● What is asked
Copy everything in the data below exactly except the pictures.

● Given data
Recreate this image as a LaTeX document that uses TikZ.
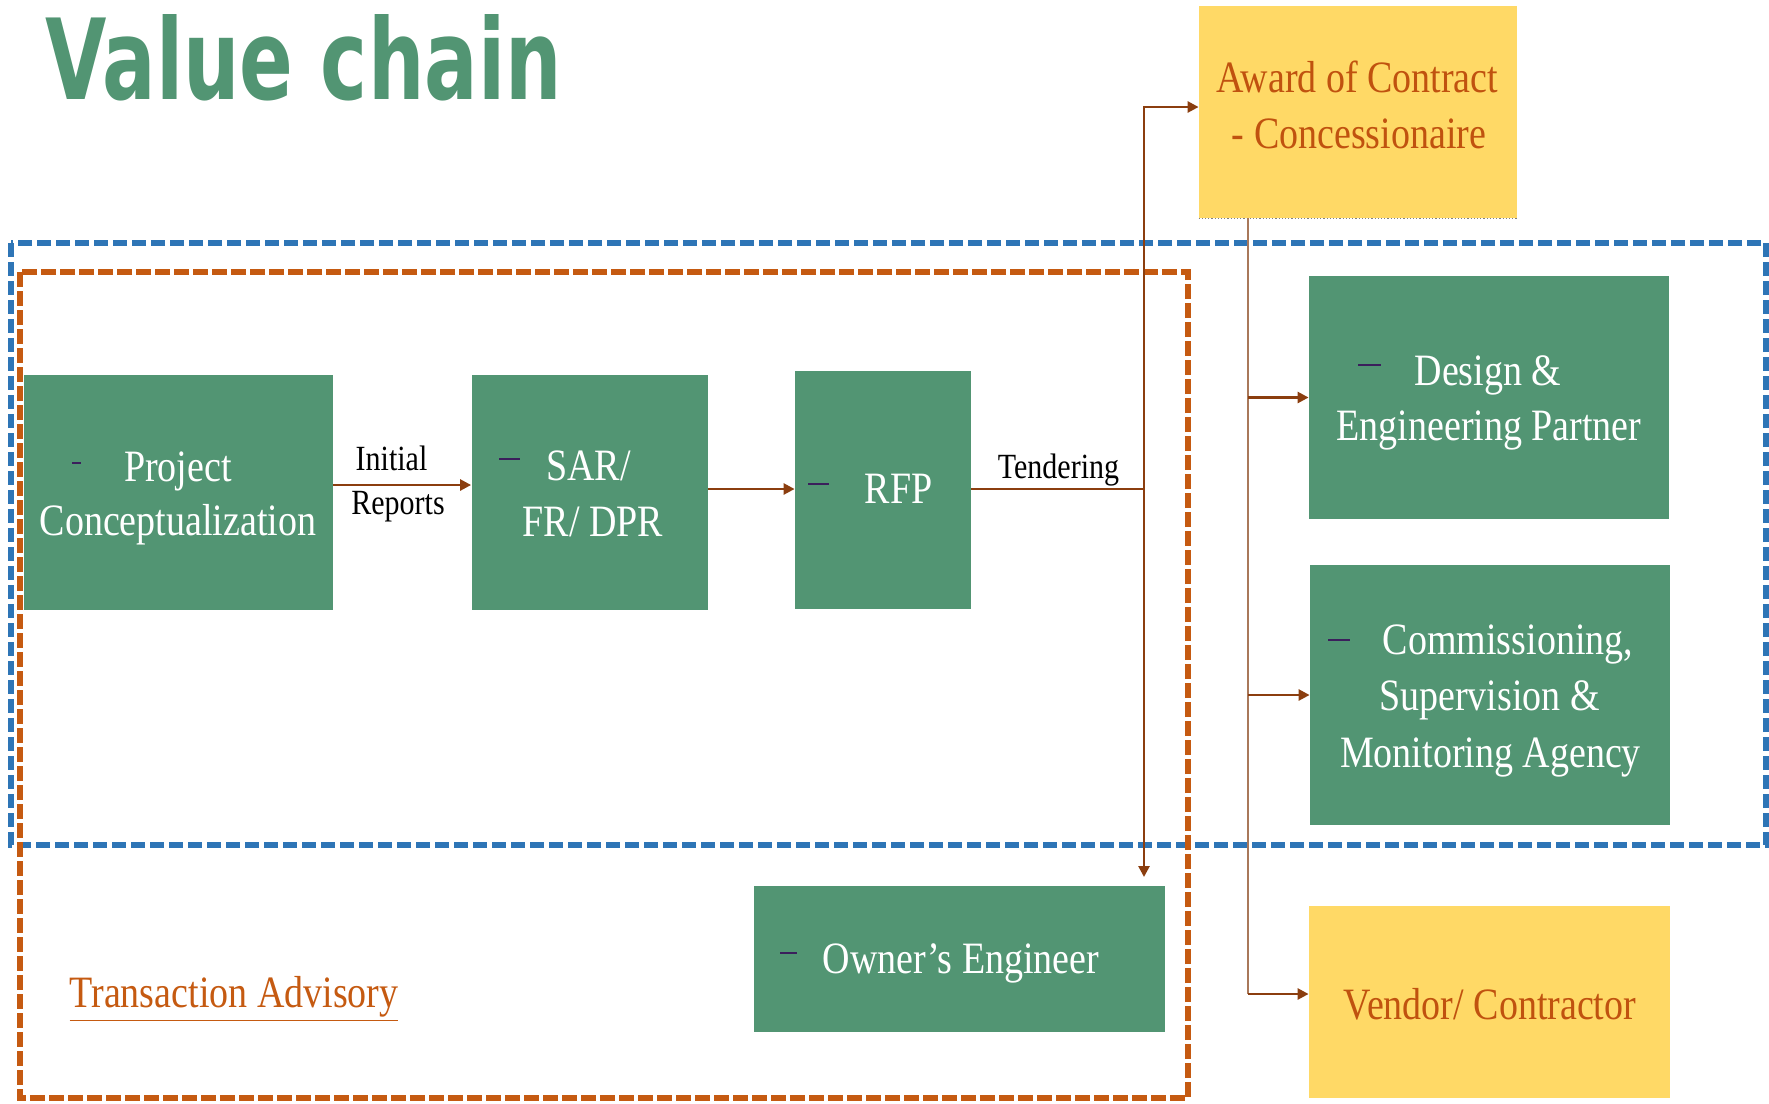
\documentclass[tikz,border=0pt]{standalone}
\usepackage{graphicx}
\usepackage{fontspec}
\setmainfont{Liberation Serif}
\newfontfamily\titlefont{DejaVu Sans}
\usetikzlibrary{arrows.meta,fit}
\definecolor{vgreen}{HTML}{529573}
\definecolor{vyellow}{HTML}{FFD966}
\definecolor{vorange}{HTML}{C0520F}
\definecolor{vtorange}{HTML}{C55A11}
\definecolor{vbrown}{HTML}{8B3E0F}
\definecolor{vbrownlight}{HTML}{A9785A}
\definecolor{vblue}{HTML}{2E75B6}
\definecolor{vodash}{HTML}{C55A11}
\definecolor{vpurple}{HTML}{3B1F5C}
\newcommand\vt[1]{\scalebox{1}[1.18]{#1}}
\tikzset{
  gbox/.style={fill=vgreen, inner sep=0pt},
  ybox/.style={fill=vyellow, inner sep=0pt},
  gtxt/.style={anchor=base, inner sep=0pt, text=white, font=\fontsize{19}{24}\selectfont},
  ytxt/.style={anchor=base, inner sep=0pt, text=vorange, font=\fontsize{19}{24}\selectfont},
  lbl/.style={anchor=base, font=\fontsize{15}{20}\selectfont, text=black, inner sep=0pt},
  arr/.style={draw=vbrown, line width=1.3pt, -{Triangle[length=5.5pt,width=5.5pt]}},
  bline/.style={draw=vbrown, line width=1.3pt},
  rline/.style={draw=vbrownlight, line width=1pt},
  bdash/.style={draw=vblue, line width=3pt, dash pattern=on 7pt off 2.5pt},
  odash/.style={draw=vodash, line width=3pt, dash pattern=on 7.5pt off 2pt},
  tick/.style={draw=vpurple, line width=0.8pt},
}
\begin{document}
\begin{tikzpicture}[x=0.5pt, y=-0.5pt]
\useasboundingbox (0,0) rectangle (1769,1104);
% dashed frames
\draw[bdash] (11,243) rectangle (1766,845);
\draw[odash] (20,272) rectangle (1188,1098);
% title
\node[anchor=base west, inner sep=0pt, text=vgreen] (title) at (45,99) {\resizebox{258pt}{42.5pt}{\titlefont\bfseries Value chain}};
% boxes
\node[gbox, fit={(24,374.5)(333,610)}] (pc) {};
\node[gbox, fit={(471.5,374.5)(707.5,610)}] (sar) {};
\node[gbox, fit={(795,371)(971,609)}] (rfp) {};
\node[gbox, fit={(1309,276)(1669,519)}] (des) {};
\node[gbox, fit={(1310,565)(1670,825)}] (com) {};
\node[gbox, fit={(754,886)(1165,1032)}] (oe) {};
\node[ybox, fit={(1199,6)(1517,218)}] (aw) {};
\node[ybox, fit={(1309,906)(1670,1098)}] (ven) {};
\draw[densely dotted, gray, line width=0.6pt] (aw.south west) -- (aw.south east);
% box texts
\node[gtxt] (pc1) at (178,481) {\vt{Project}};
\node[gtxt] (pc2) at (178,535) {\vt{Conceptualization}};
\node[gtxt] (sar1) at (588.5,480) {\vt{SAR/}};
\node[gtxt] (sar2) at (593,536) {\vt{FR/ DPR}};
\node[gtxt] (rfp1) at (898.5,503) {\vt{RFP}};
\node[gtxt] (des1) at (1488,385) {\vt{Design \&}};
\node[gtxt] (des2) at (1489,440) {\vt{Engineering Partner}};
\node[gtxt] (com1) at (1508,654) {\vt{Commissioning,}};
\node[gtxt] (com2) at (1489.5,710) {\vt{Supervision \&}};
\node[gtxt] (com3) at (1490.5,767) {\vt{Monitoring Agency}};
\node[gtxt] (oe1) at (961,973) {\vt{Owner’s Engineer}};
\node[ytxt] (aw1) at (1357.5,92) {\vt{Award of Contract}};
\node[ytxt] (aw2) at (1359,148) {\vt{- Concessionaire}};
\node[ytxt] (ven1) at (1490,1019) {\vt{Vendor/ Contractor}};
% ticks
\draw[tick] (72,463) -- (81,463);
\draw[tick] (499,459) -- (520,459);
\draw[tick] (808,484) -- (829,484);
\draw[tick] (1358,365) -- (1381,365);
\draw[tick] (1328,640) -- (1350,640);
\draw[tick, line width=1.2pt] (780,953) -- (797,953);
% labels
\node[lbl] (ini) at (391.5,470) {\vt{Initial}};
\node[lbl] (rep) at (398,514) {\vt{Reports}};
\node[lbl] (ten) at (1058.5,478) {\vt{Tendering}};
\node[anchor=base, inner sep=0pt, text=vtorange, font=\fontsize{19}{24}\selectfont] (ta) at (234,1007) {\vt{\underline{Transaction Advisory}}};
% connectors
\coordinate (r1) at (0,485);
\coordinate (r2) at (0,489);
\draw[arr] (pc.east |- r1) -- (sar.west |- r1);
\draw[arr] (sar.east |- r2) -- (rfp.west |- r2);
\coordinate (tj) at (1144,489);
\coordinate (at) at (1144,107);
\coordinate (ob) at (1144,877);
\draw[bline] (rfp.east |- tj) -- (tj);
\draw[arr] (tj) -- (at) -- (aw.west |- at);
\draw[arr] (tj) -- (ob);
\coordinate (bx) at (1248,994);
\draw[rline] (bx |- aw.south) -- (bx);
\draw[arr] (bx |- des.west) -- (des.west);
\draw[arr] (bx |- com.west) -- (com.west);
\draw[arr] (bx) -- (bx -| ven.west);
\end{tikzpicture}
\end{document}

● Written response
Recreate this image as a LaTeX document that uses TikZ.
\documentclass[tikz,border=0pt]{standalone}
\usepackage{graphicx}
\usepackage{fontspec}
\setmainfont{Liberation Serif}
\newfontfamily\titlefont{DejaVu Sans}
\usetikzlibrary{arrows.meta,fit}
\definecolor{vgreen}{HTML}{529573}
\definecolor{vyellow}{HTML}{FFD966}
\definecolor{vorange}{HTML}{C0520F}
\definecolor{vtorange}{HTML}{C55A11}
\definecolor{vbrown}{HTML}{8B3E0F}
\definecolor{vbrownlight}{HTML}{A9785A}
\definecolor{vblue}{HTML}{2E75B6}
\definecolor{vodash}{HTML}{C55A11}
\definecolor{vpurple}{HTML}{3B1F5C}
\newcommand\vt[1]{\scalebox{1}[1.18]{#1}}
\tikzset{
  gbox/.style={fill=vgreen, inner sep=0pt},
  ybox/.style={fill=vyellow, inner sep=0pt},
  gtxt/.style={anchor=base, inner sep=0pt, text=white, font=\fontsize{19}{24}\selectfont},
  ytxt/.style={anchor=base, inner sep=0pt, text=vorange, font=\fontsize{19}{24}\selectfont},
  lbl/.style={anchor=base, font=\fontsize{15}{20}\selectfont, text=black, inner sep=0pt},
  arr/.style={draw=vbrown, line width=1.3pt, -{Triangle[length=5.5pt,width=5.5pt]}},
  bline/.style={draw=vbrown, line width=1.3pt},
  rline/.style={draw=vbrownlight, line width=1pt},
  bdash/.style={draw=vblue, line width=3pt, dash pattern=on 7pt off 2.5pt},
  odash/.style={draw=vodash, line width=3pt, dash pattern=on 7.5pt off 2pt},
  tick/.style={draw=vpurple, line width=0.8pt},
}
\begin{document}
\begin{tikzpicture}[x=0.5pt, y=-0.5pt]
\useasboundingbox (0,0) rectangle (1769,1104);
% dashed frames
\draw[bdash] (11,243) rectangle (1766,845);
\draw[odash] (20,272) rectangle (1188,1098);
% title
\node[anchor=base west, inner sep=0pt, text=vgreen] (title) at (45,99) {\resizebox{258pt}{42.5pt}{\titlefont\bfseries Value chain}};
% boxes
\node[gbox, fit={(24,374.5)(333,610)}] (pc) {};
\node[gbox, fit={(471.5,374.5)(707.5,610)}] (sar) {};
\node[gbox, fit={(795,371)(971,609)}] (rfp) {};
\node[gbox, fit={(1309,276)(1669,519)}] (des) {};
\node[gbox, fit={(1310,565)(1670,825)}] (com) {};
\node[gbox, fit={(754,886)(1165,1032)}] (oe) {};
\node[ybox, fit={(1199,6)(1517,218)}] (aw) {};
\node[ybox, fit={(1309,906)(1670,1098)}] (ven) {};
\draw[densely dotted, gray, line width=0.6pt] (aw.south west) -- (aw.south east);
% box texts
\node[gtxt] (pc1) at (178,481) {\vt{Project}};
\node[gtxt] (pc2) at (178,535) {\vt{Conceptualization}};
\node[gtxt] (sar1) at (588.5,480) {\vt{SAR/}};
\node[gtxt] (sar2) at (593,536) {\vt{FR/ DPR}};
\node[gtxt] (rfp1) at (898.5,503) {\vt{RFP}};
\node[gtxt] (des1) at (1488,385) {\vt{Design \&}};
\node[gtxt] (des2) at (1489,440) {\vt{Engineering Partner}};
\node[gtxt] (com1) at (1508,654) {\vt{Commissioning,}};
\node[gtxt] (com2) at (1489.5,710) {\vt{Supervision \&}};
\node[gtxt] (com3) at (1490.5,767) {\vt{Monitoring Agency}};
\node[gtxt] (oe1) at (961,973) {\vt{Owner’s Engineer}};
\node[ytxt] (aw1) at (1357.5,92) {\vt{Award of Contract}};
\node[ytxt] (aw2) at (1359,148) {\vt{- Concessionaire}};
\node[ytxt] (ven1) at (1490,1019) {\vt{Vendor/ Contractor}};
% ticks
\draw[tick] (72,463) -- (81,463);
\draw[tick] (499,459) -- (520,459);
\draw[tick] (808,484) -- (829,484);
\draw[tick] (1358,365) -- (1381,365);
\draw[tick] (1328,640) -- (1350,640);
\draw[tick, line width=1.2pt] (780,953) -- (797,953);
% labels
\node[lbl] (ini) at (391.5,470) {\vt{Initial}};
\node[lbl] (rep) at (398,514) {\vt{Reports}};
\node[lbl] (ten) at (1058.5,478) {\vt{Tendering}};
\node[anchor=base, inner sep=0pt, text=vtorange, font=\fontsize{19}{24}\selectfont] (ta) at (234,1007) {\vt{\underline{Transaction Advisory}}};
% connectors
\coordinate (r1) at (0,485);
\coordinate (r2) at (0,489);
\draw[arr] (pc.east |- r1) -- (sar.west |- r1);
\draw[arr] (sar.east |- r2) -- (rfp.west |- r2);
\coordinate (tj) at (1144,489);
\coordinate (at) at (1144,107);
\coordinate (ob) at (1144,877);
\draw[bline] (rfp.east |- tj) -- (tj);
\draw[arr] (tj) -- (at) -- (aw.west |- at);
\draw[arr] (tj) -- (ob);
\coordinate (bx) at (1248,994);
\draw[rline] (bx |- aw.south) -- (bx);
\draw[arr] (bx |- des.west) -- (des.west);
\draw[arr] (bx |- com.west) -- (com.west);
\draw[arr] (bx) -- (bx -| ven.west);
\end{tikzpicture}
\end{document}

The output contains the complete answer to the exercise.